-- What to do --
Word for word, extract the first line of the records below and each line after it, up to and including the line with "const legendX = [150, 363, 639];". Pictures are left out.

[Charts and diagrams as code]

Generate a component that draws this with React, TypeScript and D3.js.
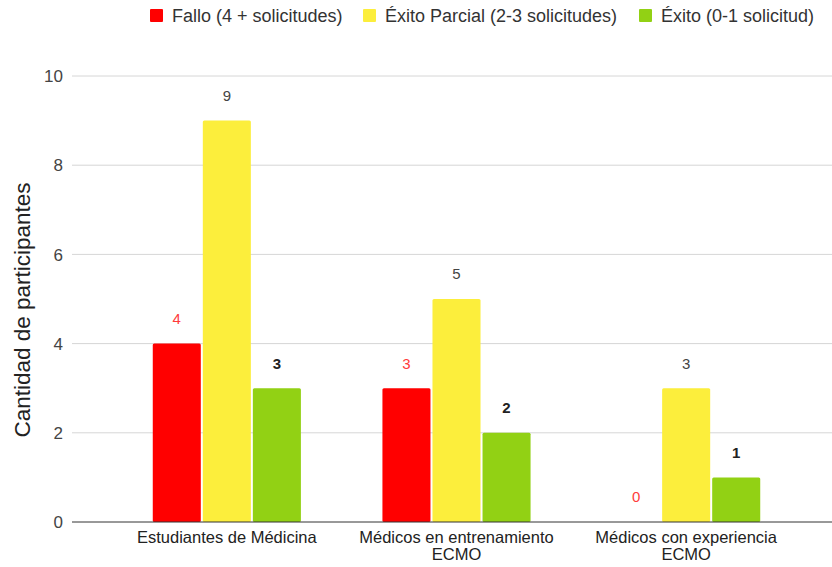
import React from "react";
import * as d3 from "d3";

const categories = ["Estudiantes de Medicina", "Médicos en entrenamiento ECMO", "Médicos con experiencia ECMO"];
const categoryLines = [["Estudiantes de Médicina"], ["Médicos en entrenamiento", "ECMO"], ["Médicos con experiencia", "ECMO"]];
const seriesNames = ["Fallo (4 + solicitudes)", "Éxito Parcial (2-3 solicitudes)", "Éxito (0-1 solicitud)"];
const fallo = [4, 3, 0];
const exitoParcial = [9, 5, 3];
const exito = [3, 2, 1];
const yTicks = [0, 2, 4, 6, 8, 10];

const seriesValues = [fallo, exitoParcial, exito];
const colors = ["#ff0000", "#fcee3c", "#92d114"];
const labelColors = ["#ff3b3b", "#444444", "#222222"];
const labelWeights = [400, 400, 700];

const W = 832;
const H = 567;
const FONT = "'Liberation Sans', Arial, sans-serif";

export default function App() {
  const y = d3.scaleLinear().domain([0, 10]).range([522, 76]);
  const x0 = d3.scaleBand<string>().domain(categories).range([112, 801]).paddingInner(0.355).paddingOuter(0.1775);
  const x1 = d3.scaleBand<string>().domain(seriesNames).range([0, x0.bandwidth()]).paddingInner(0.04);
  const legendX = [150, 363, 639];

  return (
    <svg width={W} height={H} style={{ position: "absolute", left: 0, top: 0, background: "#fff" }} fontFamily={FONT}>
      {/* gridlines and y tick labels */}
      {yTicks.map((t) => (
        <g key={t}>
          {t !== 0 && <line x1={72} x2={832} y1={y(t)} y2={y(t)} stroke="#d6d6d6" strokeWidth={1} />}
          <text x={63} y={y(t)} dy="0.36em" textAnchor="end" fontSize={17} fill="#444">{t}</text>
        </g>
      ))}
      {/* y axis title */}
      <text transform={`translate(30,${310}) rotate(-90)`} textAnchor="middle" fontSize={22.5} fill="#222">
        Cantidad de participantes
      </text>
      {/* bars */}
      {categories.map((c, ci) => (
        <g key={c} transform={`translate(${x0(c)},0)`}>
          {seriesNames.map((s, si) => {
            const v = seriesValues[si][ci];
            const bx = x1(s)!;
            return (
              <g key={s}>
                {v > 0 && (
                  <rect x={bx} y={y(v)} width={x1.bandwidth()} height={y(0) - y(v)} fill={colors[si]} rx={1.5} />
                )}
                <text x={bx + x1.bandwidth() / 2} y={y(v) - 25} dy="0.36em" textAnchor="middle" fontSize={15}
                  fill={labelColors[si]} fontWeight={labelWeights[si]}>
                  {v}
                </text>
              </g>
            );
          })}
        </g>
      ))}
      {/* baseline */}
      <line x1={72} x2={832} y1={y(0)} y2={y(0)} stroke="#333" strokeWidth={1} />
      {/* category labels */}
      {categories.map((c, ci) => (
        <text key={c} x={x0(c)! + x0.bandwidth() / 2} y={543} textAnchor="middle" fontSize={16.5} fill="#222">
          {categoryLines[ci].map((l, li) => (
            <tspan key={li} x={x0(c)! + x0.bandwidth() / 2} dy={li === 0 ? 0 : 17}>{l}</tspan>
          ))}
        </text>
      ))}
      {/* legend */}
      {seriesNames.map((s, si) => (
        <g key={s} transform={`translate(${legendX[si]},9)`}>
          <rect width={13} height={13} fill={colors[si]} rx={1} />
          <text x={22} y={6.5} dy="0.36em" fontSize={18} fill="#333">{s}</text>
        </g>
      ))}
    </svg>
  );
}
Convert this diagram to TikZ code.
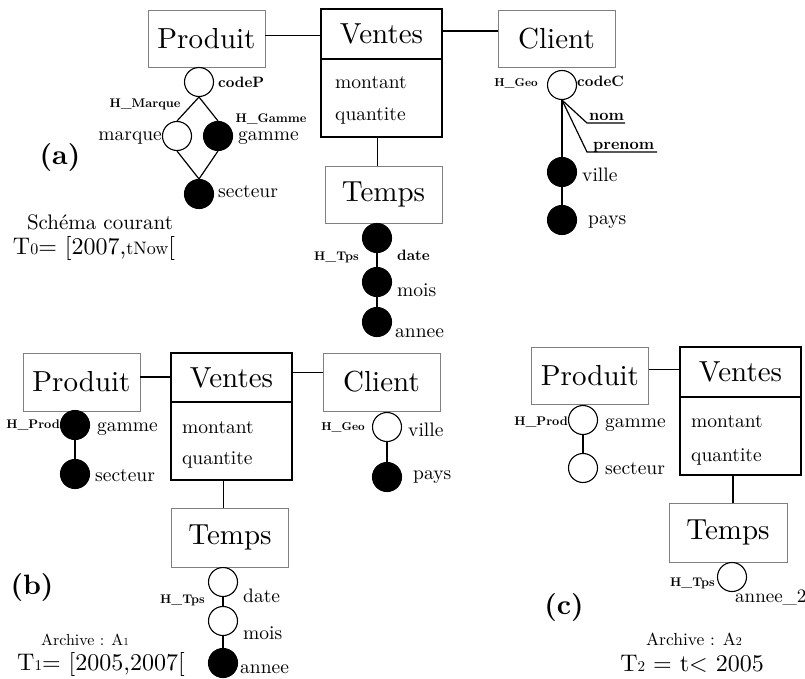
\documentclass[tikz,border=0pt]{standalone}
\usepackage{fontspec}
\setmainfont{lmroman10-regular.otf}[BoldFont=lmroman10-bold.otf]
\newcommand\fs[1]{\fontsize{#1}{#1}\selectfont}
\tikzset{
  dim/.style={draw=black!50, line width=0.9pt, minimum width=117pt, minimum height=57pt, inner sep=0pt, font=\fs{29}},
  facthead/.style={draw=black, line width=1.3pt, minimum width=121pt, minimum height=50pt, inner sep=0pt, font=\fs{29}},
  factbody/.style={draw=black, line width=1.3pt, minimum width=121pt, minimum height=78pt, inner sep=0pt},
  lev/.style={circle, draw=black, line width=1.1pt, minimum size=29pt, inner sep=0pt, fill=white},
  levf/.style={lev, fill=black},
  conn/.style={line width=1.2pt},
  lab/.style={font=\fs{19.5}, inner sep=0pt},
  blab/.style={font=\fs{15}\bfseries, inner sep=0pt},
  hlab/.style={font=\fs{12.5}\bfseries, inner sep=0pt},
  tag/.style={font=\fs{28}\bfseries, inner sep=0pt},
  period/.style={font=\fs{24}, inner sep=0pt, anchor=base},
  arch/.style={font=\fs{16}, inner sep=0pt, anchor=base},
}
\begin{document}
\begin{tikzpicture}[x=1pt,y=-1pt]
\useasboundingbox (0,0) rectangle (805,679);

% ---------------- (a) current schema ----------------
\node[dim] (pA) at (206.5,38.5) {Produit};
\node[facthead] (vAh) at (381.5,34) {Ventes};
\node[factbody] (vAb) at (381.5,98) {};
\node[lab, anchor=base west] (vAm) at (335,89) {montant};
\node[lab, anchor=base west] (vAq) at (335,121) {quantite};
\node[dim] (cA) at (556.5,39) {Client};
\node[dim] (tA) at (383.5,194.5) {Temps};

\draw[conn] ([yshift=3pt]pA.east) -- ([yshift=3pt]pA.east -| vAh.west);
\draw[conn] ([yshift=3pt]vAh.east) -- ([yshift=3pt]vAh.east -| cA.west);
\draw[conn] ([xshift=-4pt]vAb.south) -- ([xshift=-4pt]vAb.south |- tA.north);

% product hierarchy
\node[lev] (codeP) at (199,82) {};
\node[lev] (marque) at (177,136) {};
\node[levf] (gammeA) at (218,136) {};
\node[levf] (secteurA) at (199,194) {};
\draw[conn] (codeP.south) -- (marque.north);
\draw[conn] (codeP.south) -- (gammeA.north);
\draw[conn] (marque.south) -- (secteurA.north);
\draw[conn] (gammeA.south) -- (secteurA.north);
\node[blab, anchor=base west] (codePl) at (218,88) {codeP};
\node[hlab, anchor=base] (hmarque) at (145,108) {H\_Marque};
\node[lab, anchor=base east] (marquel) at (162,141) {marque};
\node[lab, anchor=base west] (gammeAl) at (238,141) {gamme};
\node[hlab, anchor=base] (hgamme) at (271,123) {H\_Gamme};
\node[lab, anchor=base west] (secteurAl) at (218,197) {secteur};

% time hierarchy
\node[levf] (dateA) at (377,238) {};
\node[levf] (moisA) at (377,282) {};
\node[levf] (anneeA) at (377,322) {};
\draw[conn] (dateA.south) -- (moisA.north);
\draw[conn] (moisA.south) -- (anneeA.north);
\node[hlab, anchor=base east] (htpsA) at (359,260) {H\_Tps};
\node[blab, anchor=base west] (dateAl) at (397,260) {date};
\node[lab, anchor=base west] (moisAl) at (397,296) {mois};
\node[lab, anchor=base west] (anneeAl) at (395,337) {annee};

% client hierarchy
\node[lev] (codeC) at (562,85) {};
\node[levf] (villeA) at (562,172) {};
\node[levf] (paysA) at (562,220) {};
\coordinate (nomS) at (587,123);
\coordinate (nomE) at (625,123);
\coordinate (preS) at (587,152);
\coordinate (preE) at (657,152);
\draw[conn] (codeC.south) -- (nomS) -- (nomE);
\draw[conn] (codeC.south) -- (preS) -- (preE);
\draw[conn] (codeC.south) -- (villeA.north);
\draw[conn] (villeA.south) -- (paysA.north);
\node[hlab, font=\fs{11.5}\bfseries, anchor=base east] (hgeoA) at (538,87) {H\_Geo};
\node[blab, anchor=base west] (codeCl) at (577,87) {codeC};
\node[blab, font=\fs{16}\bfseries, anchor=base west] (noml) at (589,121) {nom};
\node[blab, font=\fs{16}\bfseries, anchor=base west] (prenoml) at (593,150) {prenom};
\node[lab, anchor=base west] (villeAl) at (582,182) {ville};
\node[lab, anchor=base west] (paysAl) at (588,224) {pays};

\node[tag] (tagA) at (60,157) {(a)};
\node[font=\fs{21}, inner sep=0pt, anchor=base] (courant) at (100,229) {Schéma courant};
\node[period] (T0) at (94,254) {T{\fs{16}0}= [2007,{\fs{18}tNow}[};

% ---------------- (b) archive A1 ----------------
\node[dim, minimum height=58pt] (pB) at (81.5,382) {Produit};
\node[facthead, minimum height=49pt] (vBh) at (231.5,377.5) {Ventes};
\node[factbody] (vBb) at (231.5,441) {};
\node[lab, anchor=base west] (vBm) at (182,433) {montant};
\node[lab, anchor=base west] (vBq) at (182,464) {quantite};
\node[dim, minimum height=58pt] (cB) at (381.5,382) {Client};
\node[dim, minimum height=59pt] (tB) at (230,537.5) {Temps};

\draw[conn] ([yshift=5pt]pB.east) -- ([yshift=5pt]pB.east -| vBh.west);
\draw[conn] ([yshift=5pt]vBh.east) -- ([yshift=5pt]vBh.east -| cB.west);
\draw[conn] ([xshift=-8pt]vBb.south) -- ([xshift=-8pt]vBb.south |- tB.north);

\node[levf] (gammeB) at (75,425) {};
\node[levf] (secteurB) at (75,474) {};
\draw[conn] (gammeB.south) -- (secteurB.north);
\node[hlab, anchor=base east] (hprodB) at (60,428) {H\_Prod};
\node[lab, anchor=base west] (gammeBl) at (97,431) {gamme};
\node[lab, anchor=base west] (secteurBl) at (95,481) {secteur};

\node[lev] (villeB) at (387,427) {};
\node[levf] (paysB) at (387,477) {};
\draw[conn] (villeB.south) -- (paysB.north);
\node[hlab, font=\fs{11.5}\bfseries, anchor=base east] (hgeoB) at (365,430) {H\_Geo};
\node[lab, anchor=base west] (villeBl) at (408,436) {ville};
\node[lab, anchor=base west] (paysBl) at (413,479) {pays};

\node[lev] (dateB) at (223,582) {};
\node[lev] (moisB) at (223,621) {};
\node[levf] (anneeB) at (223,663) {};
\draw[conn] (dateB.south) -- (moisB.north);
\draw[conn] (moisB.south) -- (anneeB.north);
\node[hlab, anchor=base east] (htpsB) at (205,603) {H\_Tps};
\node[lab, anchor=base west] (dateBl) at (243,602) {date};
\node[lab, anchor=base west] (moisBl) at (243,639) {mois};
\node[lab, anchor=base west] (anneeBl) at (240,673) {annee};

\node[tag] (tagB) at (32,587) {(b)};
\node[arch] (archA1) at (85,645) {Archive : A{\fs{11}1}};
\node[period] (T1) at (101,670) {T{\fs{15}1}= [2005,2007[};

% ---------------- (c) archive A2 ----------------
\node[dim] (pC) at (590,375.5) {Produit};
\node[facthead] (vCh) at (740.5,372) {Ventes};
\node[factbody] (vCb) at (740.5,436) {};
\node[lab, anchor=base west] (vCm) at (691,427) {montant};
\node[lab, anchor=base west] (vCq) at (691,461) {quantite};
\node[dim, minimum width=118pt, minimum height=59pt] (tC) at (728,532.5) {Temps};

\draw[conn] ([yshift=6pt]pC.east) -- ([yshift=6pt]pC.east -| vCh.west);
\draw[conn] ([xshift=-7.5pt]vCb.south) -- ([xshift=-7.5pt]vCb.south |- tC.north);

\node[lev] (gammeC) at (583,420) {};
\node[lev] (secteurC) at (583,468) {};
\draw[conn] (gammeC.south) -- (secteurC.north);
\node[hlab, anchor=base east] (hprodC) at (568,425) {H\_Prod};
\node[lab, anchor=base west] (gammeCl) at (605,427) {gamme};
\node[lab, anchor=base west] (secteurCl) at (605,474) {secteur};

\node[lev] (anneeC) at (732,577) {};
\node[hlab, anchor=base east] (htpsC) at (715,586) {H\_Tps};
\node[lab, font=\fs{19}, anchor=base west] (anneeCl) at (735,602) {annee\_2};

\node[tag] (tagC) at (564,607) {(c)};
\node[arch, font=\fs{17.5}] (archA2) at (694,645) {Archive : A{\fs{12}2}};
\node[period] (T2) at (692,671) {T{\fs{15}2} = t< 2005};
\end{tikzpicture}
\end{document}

-- Full solution --
Generate a component that draws this with React, TypeScript and D3.js.
import React from "react";
import * as d3 from "d3";

const categories = ["Estudiantes de Medicina", "Médicos en entrenamiento ECMO", "Médicos con experiencia ECMO"];
const categoryLines = [["Estudiantes de Médicina"], ["Médicos en entrenamiento", "ECMO"], ["Médicos con experiencia", "ECMO"]];
const seriesNames = ["Fallo (4 + solicitudes)", "Éxito Parcial (2-3 solicitudes)", "Éxito (0-1 solicitud)"];
const fallo = [4, 3, 0];
const exitoParcial = [9, 5, 3];
const exito = [3, 2, 1];
const yTicks = [0, 2, 4, 6, 8, 10];

const seriesValues = [fallo, exitoParcial, exito];
const colors = ["#ff0000", "#fcee3c", "#92d114"];
const labelColors = ["#ff3b3b", "#444444", "#222222"];
const labelWeights = [400, 400, 700];

const W = 832;
const H = 567;
const FONT = "'Liberation Sans', Arial, sans-serif";

export default function App() {
  const y = d3.scaleLinear().domain([0, 10]).range([522, 76]);
  const x0 = d3.scaleBand<string>().domain(categories).range([112, 801]).paddingInner(0.355).paddingOuter(0.1775);
  const x1 = d3.scaleBand<string>().domain(seriesNames).range([0, x0.bandwidth()]).paddingInner(0.04);
  const legendX = [150, 363, 639];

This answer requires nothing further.